The housing market has done well during the Covid-19 pandemic as demand for homes has outstripped supply and the cost of building material has jumped. As a result, there are concerns about whether this housing bubble or whether there will be a slowdown. In this next housing crash prediction, we will explain why home prices have jumped and whether there will be a repeat of what happened in 2008/9.
Global home prices have risen
Data published by most countries show that home prices have jumped sharply since the pandemic. In Australia, the Australian Bureau of Statistics data showed that home prices jumped by 5% in the third quarter and by 21% in 2021. As a result, the mean home price in the country has jumped to a record A$863,500.
In New Zealand, home prices by more than a quarter to over $900k, according to data by CoreLogic. The same trend is happening in the UK, where home prices rose by over 21,000 pounds in 2021.
In the US, the closely watched Case-Shiller index has been in a strong bullish trend, as you can see in the chart below. The average home price in the US soared by 16.9% in 2021, bringing the average price to $381k.
The same trend happened in most developed countries like Japan, Switzerland, and Germany. Therefore, whenever there is such a big move, there are always fears that prices will tumble. This is what we will seek to explain in this next housing crash prediction.
Housing bubble: Why housing prices have soared
There are several reasons why home prices have soared in the past few years. First, there is the issue of supply. In most countries, governments announced lockdowns to slow the spread of the virus. As a result, many people who work in the property market reduced their output, leading to lower inventories.
Second, the pandemic led to higher demand for homes because of the savings that people generated when staying at home. As a result, most of them were able to save money to afford their deposits. That was not possible to achieve before the pandemic started.
Third, home prices jumped because of decisions by central banks. For example, the Federal Reserve brought interest rates to a record low and announced its biggest balance sheet expansion on record. As a result, with low-interest rates, people could afford mortgages. The same trend happened among other central banks like the European Central Bank, Bank of England, and the Reserve Bank of Australia.
Fourth, the cost of the building rose during the pandemic. As shown below, the cost of lumber soared during the pandemic. Other building materials like cement and paint have also risen. Workers are also being paid more money partly because of the restrictions of migrants.
There are other reasons why housing prices have risen during the pandemic. For example, the robust performance of the stock and cryptocurrency market has led to more wealth. Most of these new wealthy people have channelled their wealth to the property market.
Risks to the housing market
To develop a good housing crash prediction, we need to look at some of the risks posing to the property market in 2022.
The biggest is that central banks have started hinting that they will turn hawkish this year. For example, the BOE has already delivered a 50 basis point rate hike in the past few months in the UK. Moreover, the bank has hinted that more hikes are on their way.

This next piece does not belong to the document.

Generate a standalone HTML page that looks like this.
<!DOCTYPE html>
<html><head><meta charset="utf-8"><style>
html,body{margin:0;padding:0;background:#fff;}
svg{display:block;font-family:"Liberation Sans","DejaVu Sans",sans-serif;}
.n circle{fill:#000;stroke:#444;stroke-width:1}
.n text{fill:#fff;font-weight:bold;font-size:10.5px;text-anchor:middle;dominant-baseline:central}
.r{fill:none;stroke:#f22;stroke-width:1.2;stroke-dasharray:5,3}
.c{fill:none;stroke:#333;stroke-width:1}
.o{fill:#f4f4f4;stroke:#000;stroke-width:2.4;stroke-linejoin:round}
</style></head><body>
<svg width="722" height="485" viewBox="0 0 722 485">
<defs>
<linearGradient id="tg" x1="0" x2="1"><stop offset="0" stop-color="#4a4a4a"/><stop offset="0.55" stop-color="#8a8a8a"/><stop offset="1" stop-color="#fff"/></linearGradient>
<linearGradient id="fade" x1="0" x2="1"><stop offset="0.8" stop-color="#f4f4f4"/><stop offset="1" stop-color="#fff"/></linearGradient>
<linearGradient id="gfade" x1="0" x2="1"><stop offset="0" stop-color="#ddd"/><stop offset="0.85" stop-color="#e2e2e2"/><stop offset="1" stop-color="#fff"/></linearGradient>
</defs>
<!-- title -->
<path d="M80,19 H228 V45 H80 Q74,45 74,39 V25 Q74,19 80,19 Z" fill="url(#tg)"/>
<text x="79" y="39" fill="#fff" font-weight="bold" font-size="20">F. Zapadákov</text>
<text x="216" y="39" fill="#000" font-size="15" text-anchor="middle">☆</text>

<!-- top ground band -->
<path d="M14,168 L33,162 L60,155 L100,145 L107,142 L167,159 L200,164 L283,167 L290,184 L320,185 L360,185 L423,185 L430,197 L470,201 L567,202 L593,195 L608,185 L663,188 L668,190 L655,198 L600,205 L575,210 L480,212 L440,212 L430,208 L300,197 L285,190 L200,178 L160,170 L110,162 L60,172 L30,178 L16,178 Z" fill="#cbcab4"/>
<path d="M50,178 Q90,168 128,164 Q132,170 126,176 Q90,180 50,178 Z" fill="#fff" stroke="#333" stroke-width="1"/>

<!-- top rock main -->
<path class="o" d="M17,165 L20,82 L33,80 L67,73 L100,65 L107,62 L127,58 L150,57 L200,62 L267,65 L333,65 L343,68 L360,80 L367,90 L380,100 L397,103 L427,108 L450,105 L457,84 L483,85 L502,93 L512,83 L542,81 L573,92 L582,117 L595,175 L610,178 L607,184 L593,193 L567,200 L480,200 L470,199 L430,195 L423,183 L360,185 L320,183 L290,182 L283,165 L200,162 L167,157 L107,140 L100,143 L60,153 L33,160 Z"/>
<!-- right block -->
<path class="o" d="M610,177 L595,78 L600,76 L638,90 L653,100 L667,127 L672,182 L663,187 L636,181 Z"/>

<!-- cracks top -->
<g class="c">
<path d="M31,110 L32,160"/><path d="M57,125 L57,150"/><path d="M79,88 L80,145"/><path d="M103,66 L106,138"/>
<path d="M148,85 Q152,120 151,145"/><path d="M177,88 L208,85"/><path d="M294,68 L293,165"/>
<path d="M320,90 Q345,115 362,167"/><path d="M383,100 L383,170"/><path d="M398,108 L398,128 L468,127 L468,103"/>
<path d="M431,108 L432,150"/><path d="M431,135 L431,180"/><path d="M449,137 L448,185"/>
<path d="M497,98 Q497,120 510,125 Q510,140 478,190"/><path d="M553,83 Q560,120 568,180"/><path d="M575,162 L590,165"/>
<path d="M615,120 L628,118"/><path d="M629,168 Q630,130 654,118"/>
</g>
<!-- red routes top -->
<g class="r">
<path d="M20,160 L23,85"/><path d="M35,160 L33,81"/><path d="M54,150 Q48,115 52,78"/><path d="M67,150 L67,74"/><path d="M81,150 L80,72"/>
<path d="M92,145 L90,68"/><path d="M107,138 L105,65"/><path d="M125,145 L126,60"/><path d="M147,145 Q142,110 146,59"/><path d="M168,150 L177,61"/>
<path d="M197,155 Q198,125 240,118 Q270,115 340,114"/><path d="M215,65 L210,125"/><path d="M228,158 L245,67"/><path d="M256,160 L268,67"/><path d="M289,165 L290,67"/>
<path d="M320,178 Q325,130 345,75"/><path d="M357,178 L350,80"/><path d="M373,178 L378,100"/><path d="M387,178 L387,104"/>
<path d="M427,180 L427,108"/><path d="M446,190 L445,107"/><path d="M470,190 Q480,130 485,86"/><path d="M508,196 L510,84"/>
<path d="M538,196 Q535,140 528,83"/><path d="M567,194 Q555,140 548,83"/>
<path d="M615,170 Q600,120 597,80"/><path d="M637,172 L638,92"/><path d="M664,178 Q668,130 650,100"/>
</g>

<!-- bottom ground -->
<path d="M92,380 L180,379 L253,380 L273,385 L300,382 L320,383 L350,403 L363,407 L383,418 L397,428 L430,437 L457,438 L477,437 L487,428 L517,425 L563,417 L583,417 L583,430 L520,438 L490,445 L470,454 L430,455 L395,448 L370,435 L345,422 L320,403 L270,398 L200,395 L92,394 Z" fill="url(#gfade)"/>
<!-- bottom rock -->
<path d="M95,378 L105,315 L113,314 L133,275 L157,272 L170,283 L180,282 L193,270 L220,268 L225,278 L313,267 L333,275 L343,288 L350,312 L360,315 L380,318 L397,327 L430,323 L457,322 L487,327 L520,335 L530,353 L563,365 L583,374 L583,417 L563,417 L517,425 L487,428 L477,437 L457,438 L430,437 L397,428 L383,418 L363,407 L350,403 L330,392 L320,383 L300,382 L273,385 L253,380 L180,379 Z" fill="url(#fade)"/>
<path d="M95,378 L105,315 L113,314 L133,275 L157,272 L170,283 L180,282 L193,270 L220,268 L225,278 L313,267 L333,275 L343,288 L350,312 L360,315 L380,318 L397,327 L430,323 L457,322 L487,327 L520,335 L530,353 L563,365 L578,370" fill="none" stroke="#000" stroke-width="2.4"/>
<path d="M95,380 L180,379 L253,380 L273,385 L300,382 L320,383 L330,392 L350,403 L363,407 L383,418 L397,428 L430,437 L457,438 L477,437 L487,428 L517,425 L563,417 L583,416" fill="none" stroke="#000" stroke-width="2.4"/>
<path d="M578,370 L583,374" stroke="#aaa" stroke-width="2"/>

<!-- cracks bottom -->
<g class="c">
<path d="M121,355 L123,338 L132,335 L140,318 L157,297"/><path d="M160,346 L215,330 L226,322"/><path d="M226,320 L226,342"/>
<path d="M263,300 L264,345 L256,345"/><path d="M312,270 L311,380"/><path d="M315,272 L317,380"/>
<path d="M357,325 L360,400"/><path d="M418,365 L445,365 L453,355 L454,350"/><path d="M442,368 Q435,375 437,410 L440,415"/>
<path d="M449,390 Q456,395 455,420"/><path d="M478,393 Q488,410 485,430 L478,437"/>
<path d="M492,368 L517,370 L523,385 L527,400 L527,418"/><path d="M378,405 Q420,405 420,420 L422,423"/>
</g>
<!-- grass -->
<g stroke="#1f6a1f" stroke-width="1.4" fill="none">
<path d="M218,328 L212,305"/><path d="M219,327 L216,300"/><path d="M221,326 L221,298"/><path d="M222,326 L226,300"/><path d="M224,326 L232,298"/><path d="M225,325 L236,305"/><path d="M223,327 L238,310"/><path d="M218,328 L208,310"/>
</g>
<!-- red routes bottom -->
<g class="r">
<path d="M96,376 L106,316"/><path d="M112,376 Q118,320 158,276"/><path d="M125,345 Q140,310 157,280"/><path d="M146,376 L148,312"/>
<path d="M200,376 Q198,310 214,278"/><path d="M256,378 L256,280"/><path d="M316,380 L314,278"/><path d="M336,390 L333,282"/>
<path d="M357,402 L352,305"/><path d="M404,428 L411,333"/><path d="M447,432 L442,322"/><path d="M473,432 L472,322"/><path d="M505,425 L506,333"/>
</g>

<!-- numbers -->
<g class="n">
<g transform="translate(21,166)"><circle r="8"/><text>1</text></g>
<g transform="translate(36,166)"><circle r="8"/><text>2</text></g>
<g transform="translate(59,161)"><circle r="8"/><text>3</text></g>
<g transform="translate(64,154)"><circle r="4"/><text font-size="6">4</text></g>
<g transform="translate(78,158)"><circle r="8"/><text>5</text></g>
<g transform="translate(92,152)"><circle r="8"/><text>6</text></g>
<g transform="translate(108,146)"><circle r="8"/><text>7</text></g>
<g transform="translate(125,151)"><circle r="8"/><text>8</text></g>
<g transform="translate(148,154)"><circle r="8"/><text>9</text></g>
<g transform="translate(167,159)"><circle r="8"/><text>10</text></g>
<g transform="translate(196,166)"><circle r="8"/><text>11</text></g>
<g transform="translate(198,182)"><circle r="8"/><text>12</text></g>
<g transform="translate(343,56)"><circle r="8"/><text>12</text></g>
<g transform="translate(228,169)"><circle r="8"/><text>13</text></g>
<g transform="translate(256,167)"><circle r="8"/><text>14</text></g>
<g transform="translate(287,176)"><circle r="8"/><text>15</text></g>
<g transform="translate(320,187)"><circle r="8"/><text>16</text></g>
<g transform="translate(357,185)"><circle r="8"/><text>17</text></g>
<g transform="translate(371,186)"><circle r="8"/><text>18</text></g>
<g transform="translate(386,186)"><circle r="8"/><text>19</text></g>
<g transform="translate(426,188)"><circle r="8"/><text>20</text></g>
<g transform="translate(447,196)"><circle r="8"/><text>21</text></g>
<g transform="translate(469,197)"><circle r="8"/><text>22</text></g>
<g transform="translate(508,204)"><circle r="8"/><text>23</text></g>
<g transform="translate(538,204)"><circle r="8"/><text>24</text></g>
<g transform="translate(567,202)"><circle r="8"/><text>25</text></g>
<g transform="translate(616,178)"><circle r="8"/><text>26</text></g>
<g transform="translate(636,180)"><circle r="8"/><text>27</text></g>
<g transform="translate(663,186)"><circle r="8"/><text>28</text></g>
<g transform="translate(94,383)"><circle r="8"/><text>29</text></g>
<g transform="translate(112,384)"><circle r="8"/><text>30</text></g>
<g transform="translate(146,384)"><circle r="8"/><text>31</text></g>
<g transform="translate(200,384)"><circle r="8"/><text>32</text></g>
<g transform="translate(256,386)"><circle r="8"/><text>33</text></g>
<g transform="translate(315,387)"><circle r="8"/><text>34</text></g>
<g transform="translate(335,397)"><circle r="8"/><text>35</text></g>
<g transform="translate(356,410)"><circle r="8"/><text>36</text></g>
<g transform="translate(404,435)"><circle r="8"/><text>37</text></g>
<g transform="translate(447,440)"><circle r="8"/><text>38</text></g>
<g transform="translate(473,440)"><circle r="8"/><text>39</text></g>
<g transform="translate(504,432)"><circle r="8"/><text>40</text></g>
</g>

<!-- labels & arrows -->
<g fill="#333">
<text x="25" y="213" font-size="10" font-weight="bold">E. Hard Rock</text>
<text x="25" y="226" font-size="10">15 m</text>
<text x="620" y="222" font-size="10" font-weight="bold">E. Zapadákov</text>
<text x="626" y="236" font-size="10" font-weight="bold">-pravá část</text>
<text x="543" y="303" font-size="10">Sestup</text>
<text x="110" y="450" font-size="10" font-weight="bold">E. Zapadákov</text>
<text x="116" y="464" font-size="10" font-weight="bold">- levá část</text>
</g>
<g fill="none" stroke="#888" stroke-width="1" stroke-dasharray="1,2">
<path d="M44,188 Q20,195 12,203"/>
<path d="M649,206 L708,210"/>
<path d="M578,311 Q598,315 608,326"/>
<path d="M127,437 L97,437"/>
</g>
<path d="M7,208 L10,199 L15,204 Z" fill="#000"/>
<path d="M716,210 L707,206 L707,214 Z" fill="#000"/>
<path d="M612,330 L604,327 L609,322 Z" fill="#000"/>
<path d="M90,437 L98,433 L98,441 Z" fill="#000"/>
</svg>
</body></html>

Similarly, the Fed has started slashing its quantitative easing (QE) purchases and hinted that it would deliver about three hikes this year. The ECB, RBA, and RBN are also expected to start tightening.
Therefore, rates will lead to slower demand for home prices in the most developed world as rates rise. As a result, home sellers will likely start and continue lowering their home prices.
Another reason why many experts are making their home price crash predictions is because many people have been priced out of the housing market. As a result, as prices jump, there will be a likelihood that prices will start slowing.
Meanwhile, there are risks that the Chinese housing market will continue its crash in 2022. As you recall, the housing market in the country went through jitters as the Evergrande crisisstarted. Other housing giants like Kaisa, Shimao, and Fortune Land have all moved into distress. China home prices have also declined recently. Therefore, if the trend continues, we could see ripple effects in other countries.
Next housing crash prediction 2022
To understand whether the housing bubble will burst in 2022, we need to understand why prices declined sharply in 2008.
The main cause was that many banks offered sub-prime mortgages to people who could not afford to make payments. As a result, as the Fed started hiking interest rates, the number of defaults soared, leading to a collapse.
However, market conditions are now significantly different from those in 2008. For ]
one, American giants like JP Morgan, Goldman Sachs, and Wells Fargo have changed their business model such that they are no longer exposed to the sector as they used to be. Instead, these companies are now focusing on other areas like institutional banking.
Another reason why a housing crash will likely not happen is that while mortgage debt has soared in the past few years, its share of the economy has been dropping, as shown below.
Finally, while inflation has soared, there is a likelihood that the Fed will hike interest rates at a gradual pace in a bid to prevent shocks in the market.
Summary: Will the housing bubble burst in 2022?
In this article, we have looked at some of the reasons why home prices have soared in most countries like the US and UK. We have also explained some of the risks that the home market faces in 2022. In general, we expect that home prices will slow down in 2022. However, we cannot characterize this as a housing crash.